The changes mean that a used five-year-old vehicle worth Sh750,000 is being charged a Sh200,000 levy as opposed to Sh150,000 based on the previous calculation of 20 per cent its value.

The effect on luxury vehicles is the exact opposite. A five-year-old vehicle valued at Sh6 million is now required to pay a Sh200,000 charge instead of Sh1.2million based on the previous 20 per cent its value.

The revised rates have effectively reduced the huge pricing gap that existed between luxury and ordinary cars.

The changes have also affected locally assembled vehicles and dealers are expected to increase the prices of the small capacity cars in line with the increase in tax charges.

“All vehicle under the Act are subject to it, including locally assembled cars whose prices are bound to increase,” said General Motors East Africa managing director Rita Kavashe.

Ms Kavashe described the new law as not supporting industrialisation given its effect of increasing the prices of locally assembled vehicles.

The new taxes are in line with the government’s bid to raise additional Sh25 billion to help finance growing demands on the national budget.

Used cars are generally charged import duty, excise duty and valued added tax, payable cumulatively and in that order.

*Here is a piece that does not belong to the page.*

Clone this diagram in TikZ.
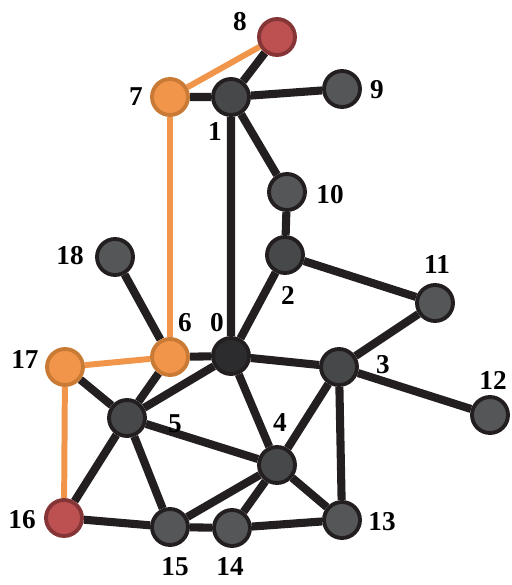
\documentclass[tikz,border=0pt]{standalone}
\usepackage{fontspec}
\setmainfont{Liberation Serif}
\usetikzlibrary{backgrounds}

\definecolor{vdark}{HTML}{46484A}
\definecolor{vdeep}{HTML}{2C2C2E}
\definecolor{vgrey}{HTML}{545658}
\definecolor{vline}{HTML}{231F20}
\definecolor{vorange}{HTML}{F0954A}
\definecolor{vorangeb}{HTML}{C97A35}
\definecolor{vred}{HTML}{BD5152}
\definecolor{vredb}{HTML}{853536}

\begin{document}
\begin{tikzpicture}[x=0.02cm,y=-0.02cm,
  vert/.style={circle,draw=vline,line width=2.2pt,minimum size=0.72cm,inner sep=0pt,fill=vdark},
  deep/.style={vert,fill=vdeep},
  light/.style={vert,fill=vgrey},
  hot/.style={vert,draw=vorangeb,fill=vorange},
  cut/.style={vert,draw=vredb,fill=vred},
  tag/.style={font=\fontsize{15.5}{18}\selectfont\bfseries,inner sep=0pt},
  edge/.style={draw=vline,line width=4.6pt},
  path/.style={draw=vorange,line width=3.4pt}]
\useasboundingbox (0,0) rectangle (511,585);

% vertices
\node[deep] (v0) at (231,356) {};
\node[vert] (v1) at (231,97) {};
\node[vert] (v2) at (285,255) {};
\node[vert] (v3) at (339,367) {};
\node[vert] (v4) at (277,465) {};
\node[vert] (v5) at (127,418) {};
\node[hot] (v6) at (170,357) {};
\node[hot] (v7) at (170,97) {};
\node[cut] (v8) at (277,37) {};
\node[light] (v9) at (342,89) {};
\node[light] (v10) at (287,192) {};
\node[light] (v11) at (435,303) {};
\node[light] (v12) at (490,415) {};
\node[light] (v13) at (342,520) {};
\node[light] (v14) at (232,528) {};
\node[light] (v15) at (170,527) {};
\node[cut] (v16) at (64,518) {};
\node[hot] (v17) at (65,367) {};
\node[light] (v18) at (115,257) {};

% numbers
\node[tag] (t0) at (217,323) {0};
\node[tag] (t1) at (215,132) {1};
\node[tag] (t2) at (288,295) {2};
\node[tag] (t3) at (383,365) {3};
\node[tag] (t4) at (280,423) {4};
\node[tag] (t5) at (175,424) {5};
\node[tag] (t6) at (185,323) {6};
\node[tag] (t7) at (136,97) {7};
\node[tag] (t8) at (240,22) {8};
\node[tag] (t9) at (377,90) {9};
\node[tag] (t10) at (330,195) {10};
\node[tag] (t11) at (437,265) {11};
\node[tag] (t12) at (493,380) {12};
\node[tag] (t13) at (382,522) {13};
\node[tag] (t14) at (230,567) {14};
\node[tag] (t15) at (175,567) {15};
\node[tag] (t16) at (22,520) {16};
\node[tag] (t17) at (25,360) {17};
\node[tag] (t18) at (70,256) {18};

\begin{pgfonlayer}{background}
  \path[edge] (v8) -- (v1) (v7) -- (v1) (v1) -- (v9) (v1) -- (v10) (v1) -- (v0)
    (v10) -- (v2) (v2) -- (v11) (v2) -- (v0) (v11) -- (v3) (v3) -- (v12)
    (v0) -- (v3) (v0) -- (v4) (v0) -- (v5) (v0) -- (v6) (v6) -- (v18)
    (v6) -- (v5) (v17) -- (v5) (v5) -- (v16) (v5) -- (v15) (v5) -- (v4)
    (v3) -- (v4) (v3) -- (v13) (v4) -- (v13) (v4) -- (v14) (v4) -- (v15)
    (v16) -- (v15) (v15) -- (v14) (v14) -- (v13);
  \path[path] (v8) -- (v7) (v7) -- (v6) (v6) -- (v17) (v17) -- (v16);
\end{pgfonlayer}
\end{tikzpicture}
\end{document}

The import duty is charged at 25 per cent, VAT at 16 per cent while excise duty is now based on the age of the car.


The KRA uses the year of first registration to determine the depreciation of a motor vehicle and to arrive at the duty chargeable.

Kenya has capped the age of used imported cars at eight years, making most importers to ship in seven-year-old vehicles that attract the lowest taxes.

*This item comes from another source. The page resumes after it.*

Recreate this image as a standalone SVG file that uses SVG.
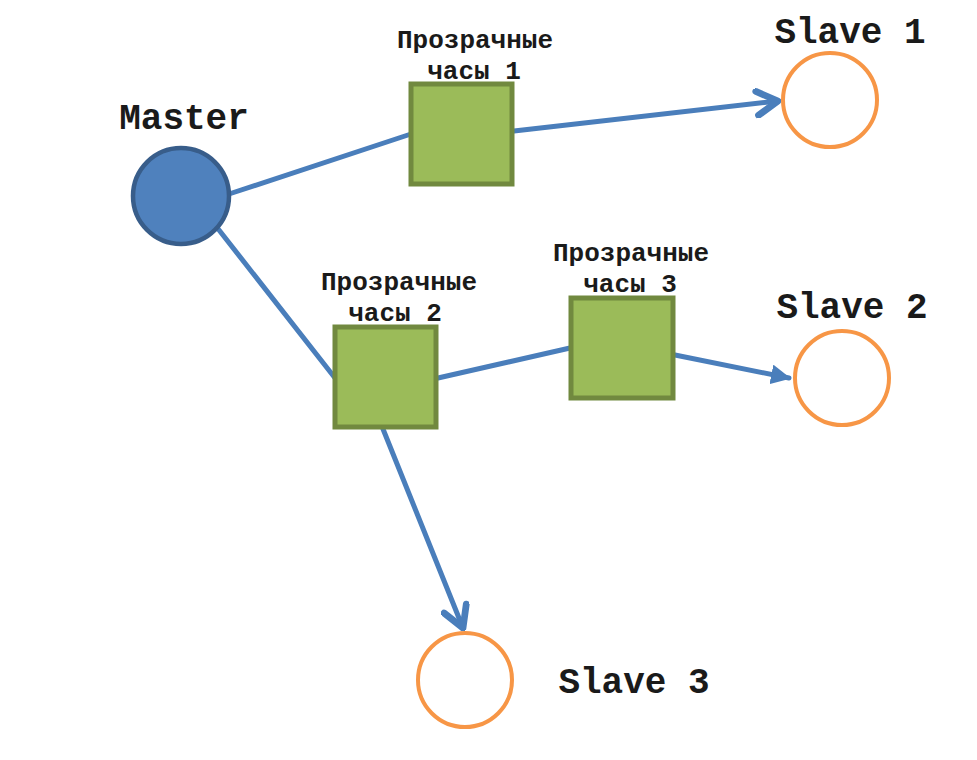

But the change in the method of calculating excise duty chargeable means the importers must go back to the drawing board and weigh whether it makes sense to pay less import duty on an older car and contend with high excise duty or ship in newer cars that attract higher import duty and pay less excise tax.

The new taxation based on age is meant to reduce carbon emissions, which are deemed to be higher in older cars.

The new rates are based on the understanding that older cars pollute more, and therefore aim to encourage importation of newer models that are less detrimental to the environment.

The Energy Regulatory Commission also introduced an emissions levy on used motor vehicle imports beginning July last year. Owners of cars with carbon emissions in excess of the benchmark are required to pay a fee on top of the purchase price.

Cars whose emissions are below the benchmark get a rebate depending on how far the emissions fall below the set limit.

Official records show there are about 2.02 million vehicles on Kenyan roads, growing at the rate of at least 10 per cent annually or nearly double the country’s economic growth rate of 5 per cent.

Data from the Kenya National Bureau of Statistics show that between January and September 2015, 183,573 motor vehicles were registered. Used cars accounted for 34 per cent of the total, having registered 62,823 units.


A total of 157,856 motor vehicles were discharged in 2014 compared to 136,915 units cleared the previous year, an increase of 20,941, according to the Kenya Ports Authority (KPA) data.

In October 2014, the Kenya Bureau of Standards (Kebs) tightened rules on second-hand car imports, warning that it would destroy vehicles not adhering to the eight-year rule.

Importers adjusted the prices of specific vehicles by between Sh50,000 and Sh200,000 in 2014 following the KRA’s review of base prices.

The reference prices for some Toyota Prado, Honda Accord and Honda Civic, among other models, rose by between 10 and 20 per cent as the taxman increased the base price used to calculate the import duty on the vehicles.

The KRA publishes a list of current retail prices for over 2,100 car models to help importers of second-hand cars compute taxes due.

The list is updated by the taxman with changes to some models’ base prices, which alters the taxes due on the cars up or down depending on the review.

A higher reference price, therefore, has the effect of inflating taxes and the ultimate yard prices of second-hand cars.

The latest list published came into effect last October.

The growth in use of private motor vehicles has continued to put pressure on existing infrastructure with the cities becoming synonymous with traffic jams.